I had misread my situation on the queenside, thinking I could push my pawns, but suddenly I saw that whatever I did, Gambit (I keep typing "Gambot"
) could simply close everything down, and I would have been left with an attack against my king, and no way for some initiative on the queenside.
I'll put up some analysis tomorrow, but to keep it short, I had to count on Gambit making a mistake in order to give me some chances. He did this by playing Rc2, after which I could push my b-pawn. I missed a winning attack, but that's fritz talking. And now, I had to take the clock into account. I had used up a lot of time in the opening, trying to decide on the best plan.
But still, I was in a dire position. Gambit started a dangerous king-side attack, which had me lose a pawn without any compensation, unless you think of my king being under tremendous pressure as being something good.
I might have been able to regain the pawn, but luckily for me, Gambit fell for a little trap, which left him with tree choices: go mate, lose the queen or lose the knight. This game is maybe an example of how, by making it as difficult as possible for your opponent, you can often get a second chance in a losing position.

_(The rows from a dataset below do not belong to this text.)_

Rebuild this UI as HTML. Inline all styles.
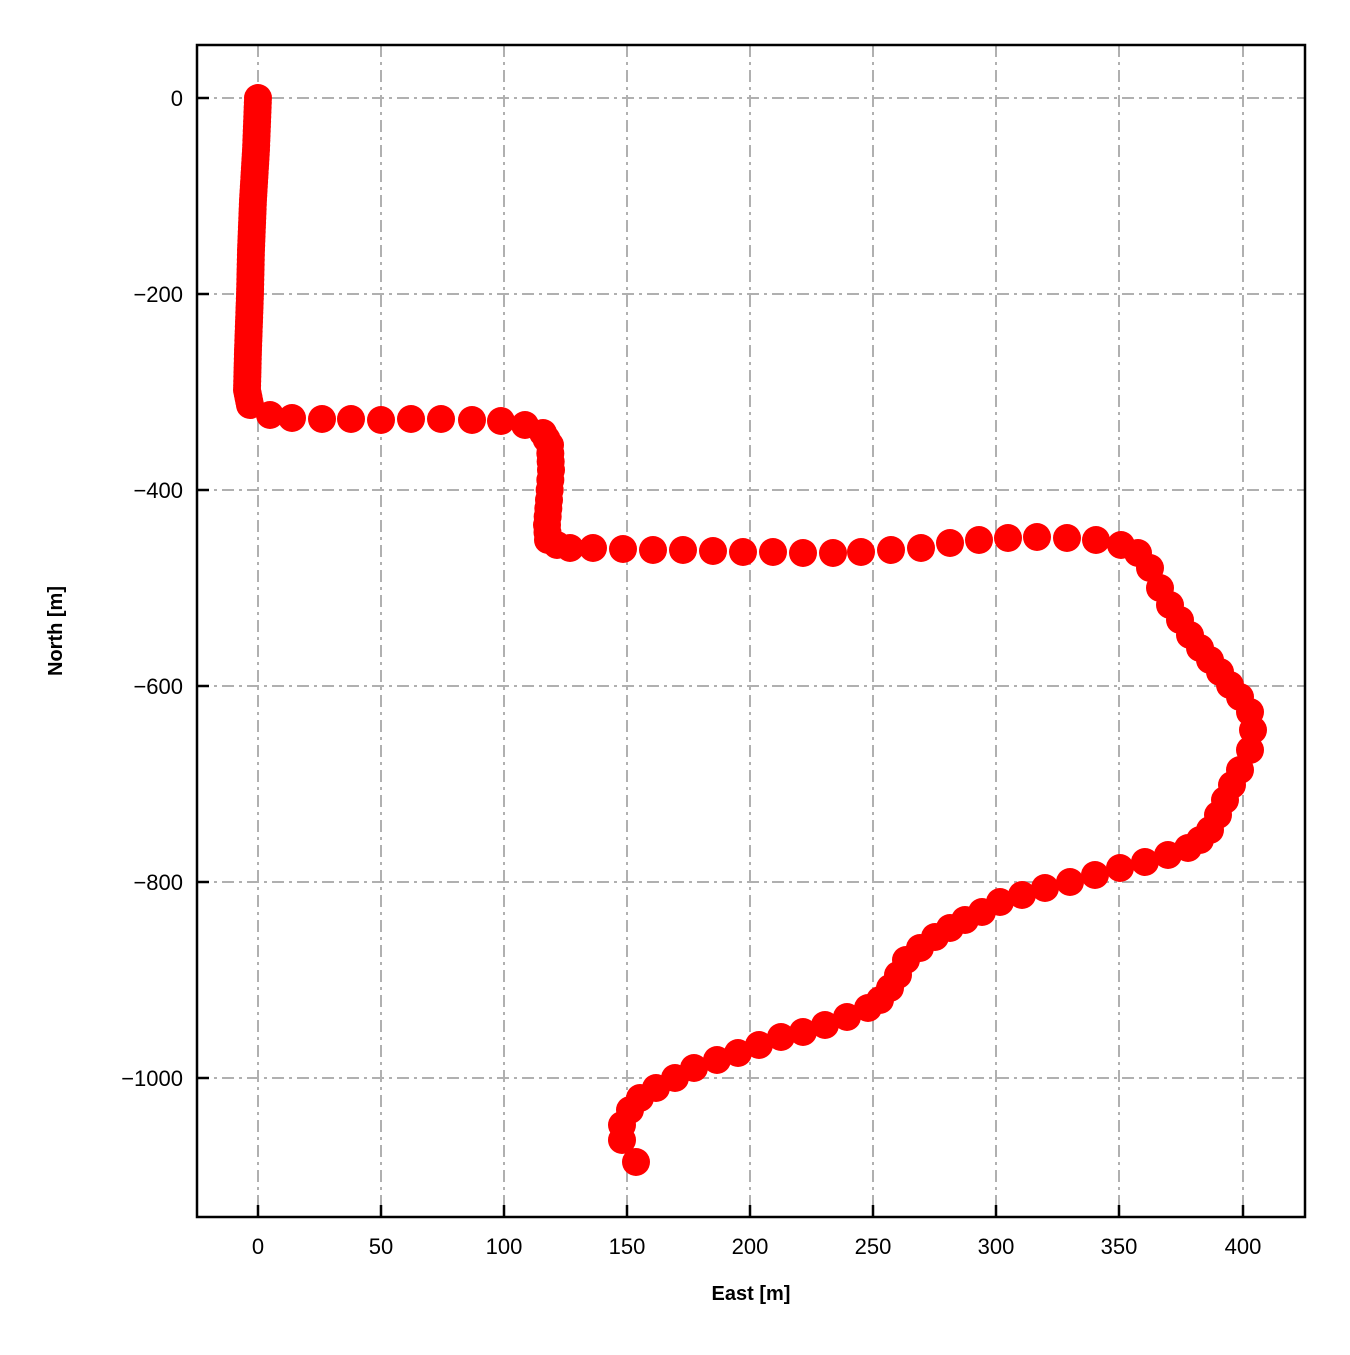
<!DOCTYPE html>
<html><head><meta charset="utf-8"><style>
body{margin:0;background:#fff}
text{font-family:"Liberation Sans",Arial,sans-serif}
</style></head><body>
<svg id="s" width="1350" height="1350" xmlns="http://www.w3.org/2000/svg">
<rect width="1350" height="1350" fill="#fff"/>
<g stroke="#b0b0b0" stroke-width="2" stroke-dasharray="12,5,3,5" fill="none">
<line x1="258" y1="45" x2="258" y2="1217"/><line x1="381" y1="45" x2="381" y2="1217"/><line x1="504" y1="45" x2="504" y2="1217"/><line x1="627" y1="45" x2="627" y2="1217"/><line x1="750" y1="45" x2="750" y2="1217"/><line x1="873" y1="45" x2="873" y2="1217"/><line x1="996" y1="45" x2="996" y2="1217"/><line x1="1119" y1="45" x2="1119" y2="1217"/><line x1="1243" y1="45" x2="1243" y2="1217"/>
<line x1="197" y1="98" x2="1305" y2="98"/><line x1="197" y1="294" x2="1305" y2="294"/><line x1="197" y1="490" x2="1305" y2="490"/><line x1="197" y1="686" x2="1305" y2="686"/><line x1="197" y1="882" x2="1305" y2="882"/><line x1="197" y1="1078" x2="1305" y2="1078"/>
</g>
<g id="pts" fill="#ff0000"></g>
<g stroke="#000" stroke-width="2.5">
<line x1="258" y1="1217" x2="258" y2="1205"/><line x1="381" y1="1217" x2="381" y2="1205"/><line x1="504" y1="1217" x2="504" y2="1205"/><line x1="627" y1="1217" x2="627" y2="1205"/><line x1="750" y1="1217" x2="750" y2="1205"/><line x1="873" y1="1217" x2="873" y2="1205"/><line x1="996" y1="1217" x2="996" y2="1205"/><line x1="1119" y1="1217" x2="1119" y2="1205"/><line x1="1243" y1="1217" x2="1243" y2="1205"/>
<line x1="197" y1="98" x2="209" y2="98"/><line x1="197" y1="294" x2="209" y2="294"/><line x1="197" y1="490" x2="209" y2="490"/><line x1="197" y1="686" x2="209" y2="686"/><line x1="197" y1="882" x2="209" y2="882"/><line x1="197" y1="1078" x2="209" y2="1078"/>
</g>
<rect x="197" y="45" width="1108" height="1172" fill="none" stroke="#000" stroke-width="2.5"/>
<g font-size="22" text-anchor="middle">
<text x="258" y="1254">0</text><text x="381" y="1254">50</text><text x="504" y="1254">100</text><text x="627" y="1254">150</text><text x="750" y="1254">200</text><text x="873" y="1254">250</text><text x="996" y="1254">300</text><text x="1119" y="1254">350</text><text x="1243" y="1254">400</text>
</g>
<g font-size="22" text-anchor="end">
<text x="183" y="106">0</text><text x="183" y="302">−200</text><text x="183" y="498">−400</text><text x="183" y="694">−600</text><text x="183" y="890">−800</text><text x="183" y="1086">−1000</text>
</g>
<text x="751" y="1300" font-size="20" font-weight="bold" text-anchor="middle">East [m]</text>
<text transform="translate(62,631) rotate(-90)" font-size="20" font-weight="bold" text-anchor="middle">North [m]</text>
</svg>
<script>
var P=[[258,98],[256,150],[253,200],[251,250],[250,294],[248,350],[247,390],[250,405],[270,415],[292,418],[322,419],[351,419],[381,420],[411,419],[441,419],[472,420],[501,421],[525,425],[543,433],[550,445],[551,470],[549,500],[547,525],[548,540],[557,545],[570,548],[593,548],[623,549],[653,550],[683,550],[713,551],[743,552],[773,552],[803,553],[833,553],[861,552],[891,550],[921,548],[950,543],[979,540],[1008,538],[1037,537],[1067,538],[1096,540],[1121,545],[1138,553],[1150,568],[1160,588],[1170,605],[1180,620],[1190,635],[1200,648],[1210,660],[1220,672],[1230,685],[1240,697],[1250,712],[1253,730],[1250,750],[1240,770],[1232,785],[1225,800],[1218,815],[1210,830],[1200,840],[1188,848],[1168,855],[1145,862],[1120,868],[1095,875],[1070,882],[1045,888],[1022,895],[1000,902],[982,912],[965,920],[950,928],[935,937],[920,948],[906,960],[898,975],[890,988],[880,1000],[868,1008],[847,1017],[825,1025],[803,1032],[781,1037],[759,1045],[738,1053],[717,1060],[694,1068],[675,1078],[656,1088],[640,1098],[630,1110],[622,1125],[622,1140],[636,1162]];
var g=document.getElementById('pts'),h='';
for(var i=0;i<P.length;i++){
 var step=0;
 if(i<7)step=5; else if(i>=18&&i<23)step=11;
 if(step&&i<P.length-1){var a=P[i],b=P[i+1];var d=Math.hypot(b[0]-a[0],b[1]-a[1]);var n=Math.max(1,Math.ceil(d/step));for(var k=0;k<n;k++){var t=k/n;h+='<circle cx="'+(a[0]+(b[0]-a[0])*t)+'" cy="'+(a[1]+(b[1]-a[1])*t)+'" r="14"/>';}}
 else h+='<circle cx="'+P[i][0]+'" cy="'+P[i][1]+'" r="14"/>';
}
g.innerHTML=h;
</script>
</body></html>
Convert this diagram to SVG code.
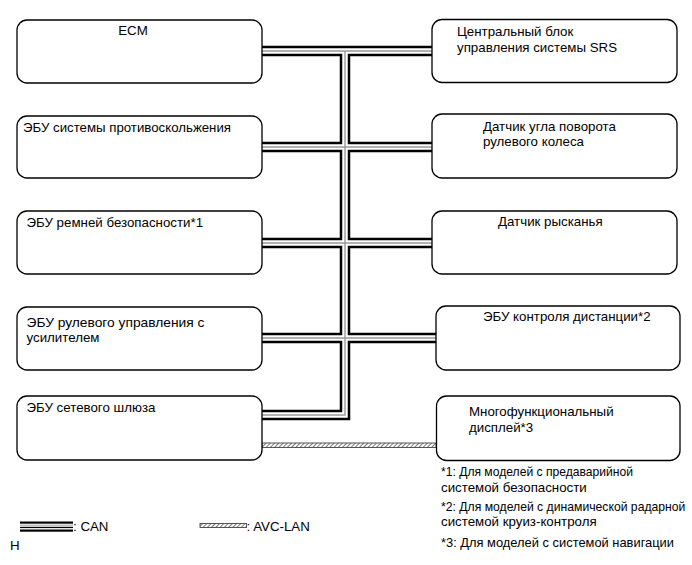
<svg xmlns="http://www.w3.org/2000/svg" width="692" height="565" viewBox="0 0 692 565">
<style>
text{font-family:"Liberation Sans",Arial,sans-serif;font-size:13.3px;fill:#000}
.box{fill:#fff;stroke:#000;stroke-width:1.3}
.bk{fill:none;stroke:#000;stroke-width:10.5}
.wh{fill:none;stroke:#fff;stroke-width:5.5}
.gr{fill:none;stroke:#999;stroke-width:1.4}
.avc{fill:url(#hatch);stroke:#444;stroke-width:0.9}
</style>
<defs>
<pattern id="hatch" patternUnits="userSpaceOnUse" width="3" height="3" patternTransform="rotate(45)">
<rect width="3" height="3" fill="#fff"/>
<line x1="0" y1="0" x2="0" y2="3" stroke="#555" stroke-width="1.6"/>
</pattern>
<path id="bus" d="M345 51 V415 H262 M262 51 H432 M262 147 H432 M262 243 H432 M262 338 H436"/>
</defs>
<g id="connectors">
<use href="#bus" class="bk"/>
<use href="#bus" class="wh"/>
<use href="#bus" class="gr"/>
<rect class="avc" x="262" y="443" width="174" height="4.5"/>
</g>
<g id="ecm"><rect class="box" x="17" y="20" width="245" height="63" rx="10"/><text x="133" y="35" text-anchor="middle">ECM</text></g>
<g id="abs"><rect class="box" x="17" y="116" width="245" height="62" rx="10"/><text x="23" y="132" textLength="208" lengthAdjust="spacingAndGlyphs">ЭБУ системы противоскольжения</text></g>
<g id="belt"><rect class="box" x="17" y="211" width="245" height="63" rx="10"/><text x="26.5" y="227">ЭБУ ремней безопасности*1</text></g>
<g id="eps"><rect class="box" x="17" y="307" width="245" height="63" rx="10"/><text x="26.5" y="326.5" textLength="178" lengthAdjust="spacingAndGlyphs">ЭБУ рулевого управления с</text><text x="26.5" y="341.5">усилителем</text></g>
<g id="gateway"><rect class="box" x="17" y="396" width="245" height="64" rx="10"/><text x="26.5" y="412">ЭБУ сетевого шлюза</text></g>
<g id="srs"><rect class="box" x="432" y="19.5" width="245" height="63" rx="10"/><text x="457" y="36">Центральный блок</text><text x="457" y="51.5">управления системы SRS</text></g>
<g id="steer"><rect class="box" x="432" y="114" width="245" height="64" rx="10"/><text x="483" y="130.5">Датчик угла поворота</text><text x="483" y="146">рулевого колеса</text></g>
<g id="yaw"><rect class="box" x="432" y="211" width="245" height="63" rx="10"/><text x="498" y="226">Датчик рысканья</text></g>
<g id="dist"><rect class="box" x="436" y="306" width="244" height="64" rx="10"/><text x="483" y="321">ЭБУ контроля дистанции*2</text></g>
<g id="display"><rect class="box" x="436.5" y="396" width="243.5" height="64.5" rx="10"/><text x="469" y="416">Многофункциональный</text><text x="469" y="431.5">дисплей*3</text></g>
<g id="notes">
<text x="441" y="476" textLength="192" lengthAdjust="spacingAndGlyphs">*1: Для моделей с предаварийной</text>
<text x="441" y="491.5">системой безопасности</text>
<text x="441" y="511" style="font-size:12.2px">*2: Для моделей с динамической радарной</text>
<text x="441" y="526">системой круиз-контроля</text>
<text x="441" y="546.5" textLength="233" lengthAdjust="spacingAndGlyphs">*3: Для моделей с системой навигации</text>
</g>
<g id="legend">
<rect x="20" y="521.5" width="53" height="2.2" fill="#000"/>
<rect x="20" y="524.7" width="53" height="0.9" fill="#999"/>
<rect x="20" y="526.8" width="53" height="1.3" fill="#000"/>
<rect x="20" y="529.5" width="53" height="2.2" fill="#000"/>
<text x="73" y="531">: CAN</text>
<rect class="avc" x="200" y="523.5" width="46.5" height="4"/>
<text x="246.5" y="531">: AVC-LAN</text>
<text x="10" y="550">H</text>
</g>
</svg>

By the way: Fritz shows that, in his eyes, this was maybe a bit of a crappy game. Both sides left several winning chances on the board. But, from the player's point of view (and for the one or two spectators), this was really a very entertaining game. Active play, the game changing sides, attacks on the king. Really fun.
Congratulations to Gambit. I look forward to our next game.
And don't be afraid everyone, whatever the circumstances, I don't intend to hold back for round 7. But I will have to raise my game if I don't want to have to count on a bit of luck.